In spite of personal pleas by Australian Prime Minister Scott Morrison to Israeli Prime Minister Benjamin Netanyahu to intervene to speed up the process, the case dragged on.
Almost seven long years followed the initiation of the case against her. Can one even begin to imagine the hardship of these years for Dassi, Ellie, and Nicole, the hopes that were dashed after each hearing?
How is it that the Israeli legal system failed these victims so thoroughly? Why is it that the rights of alleged sexual predators are prioritised over those of the victims time and time again?
Three courageous sisters who were preyed on in the most horrific manner by their principal, a woman they revered and trusted, have repeatedly had to disrupt their lives to travel to Israel from Australia to attend court hearings. They have experienced disappointment and frustration more times than one can conceive of in this never-ending story.
And yet they persevered against all odds.
They drew on support from people all around the world who have taken these brave young women into their hearts.
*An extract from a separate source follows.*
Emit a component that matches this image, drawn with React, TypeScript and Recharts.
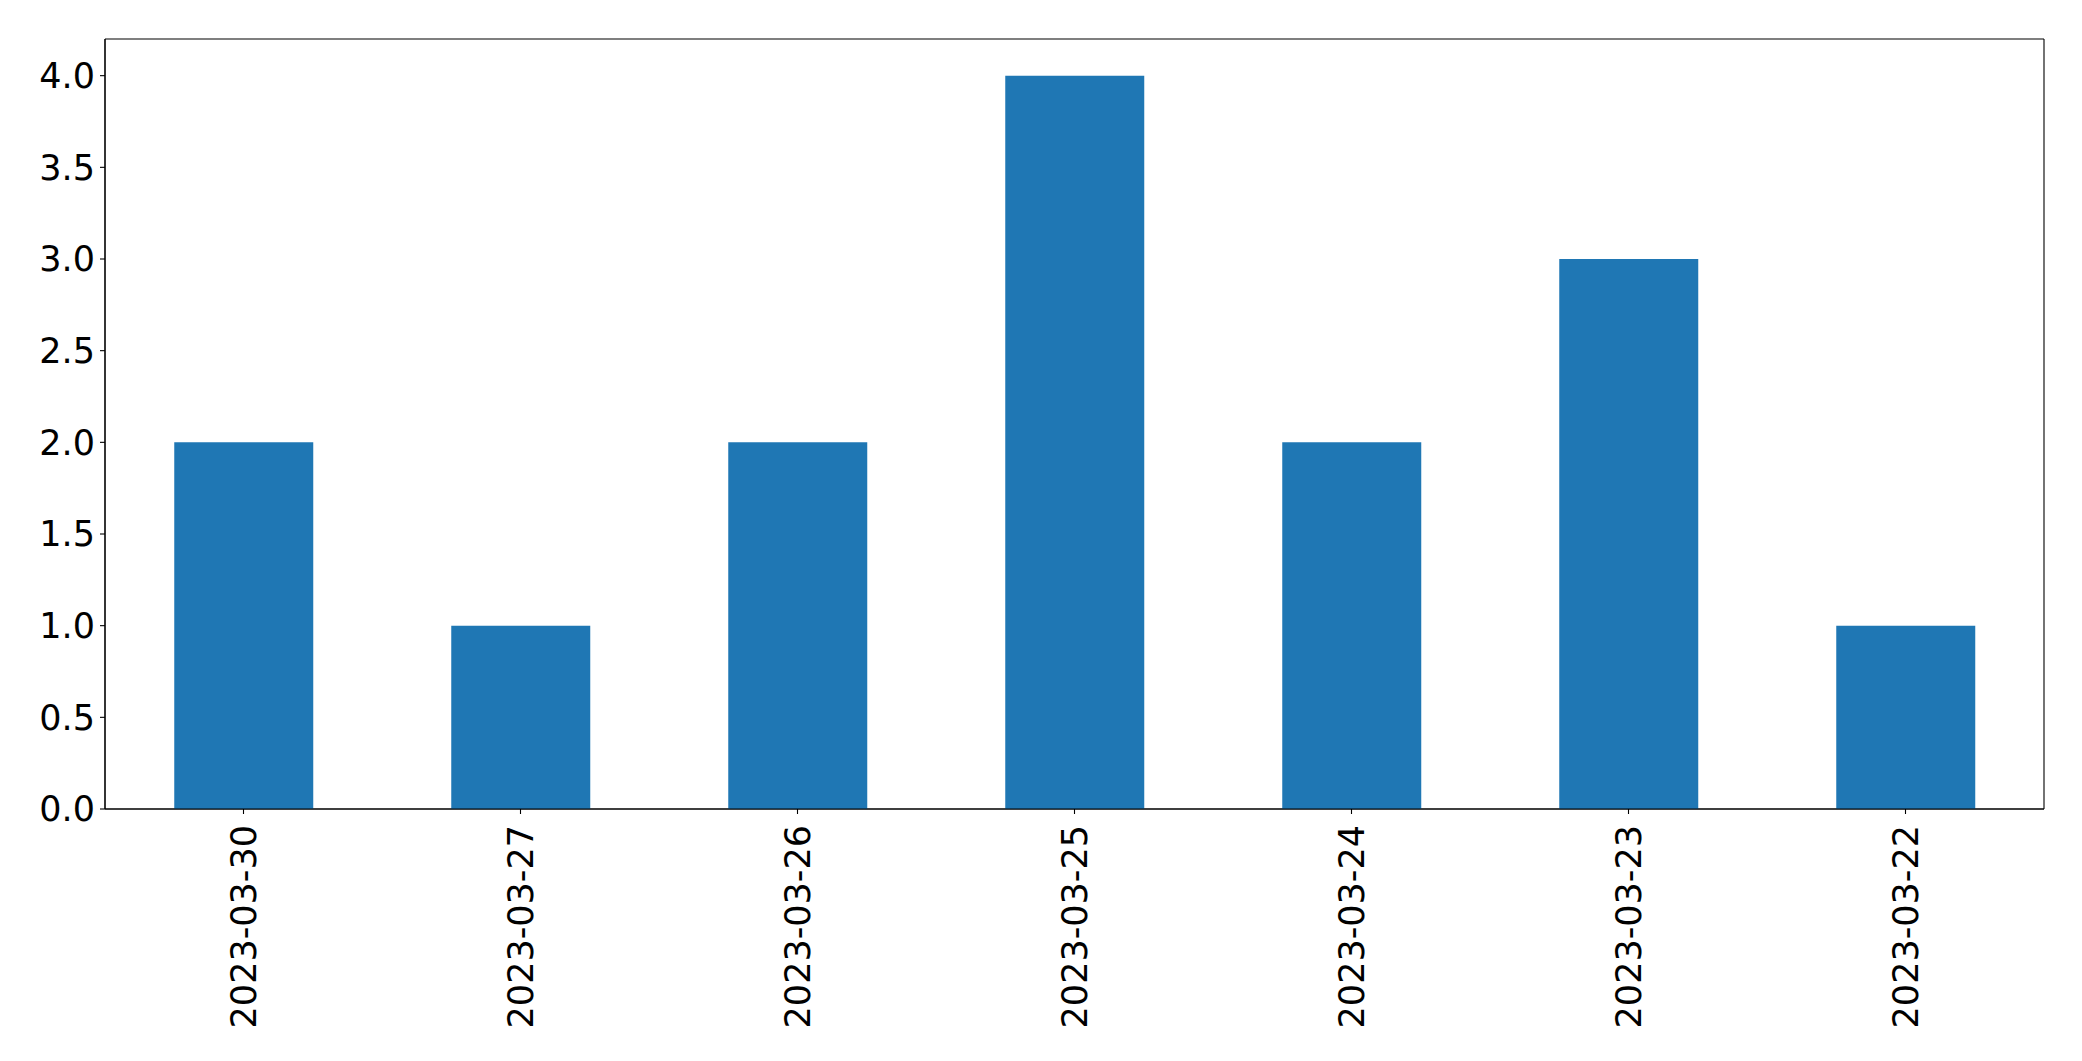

The whole world watched, and is celebrating this decision with them. But what a struggle it has been.
And what a terrible indictment it is on the Adass Melbourne school authorities who facilitated her flight from the country and who sought to protect her from justice. It also says so much about the Israeli justice system where this circus played out.
What an indictment of then Health Minister Yaakov Litzman, who is said to have interfered in the legal process in order to have Leifer, a member of the Chassidic group to which he belongs, freed from prosecution.
How far do we still have to go until we reach a place where victims are put first, where their pain is considered, and the damage to their lives is understood and appreciated? Did the perpetrators not give up their rights over those of their innocent victims when they chose to harm them?
It’s easy to point fingers overseas when cases happen far from our shores. But are we as a community here in South Africa any different? What’s our track record in holding the perpetrators of sexual offenses liable, civilly or criminally?
I believe we fall far short of the mark. We are often desperately determined to believe in the innocence of the person we know, the person who is a respected member of the community.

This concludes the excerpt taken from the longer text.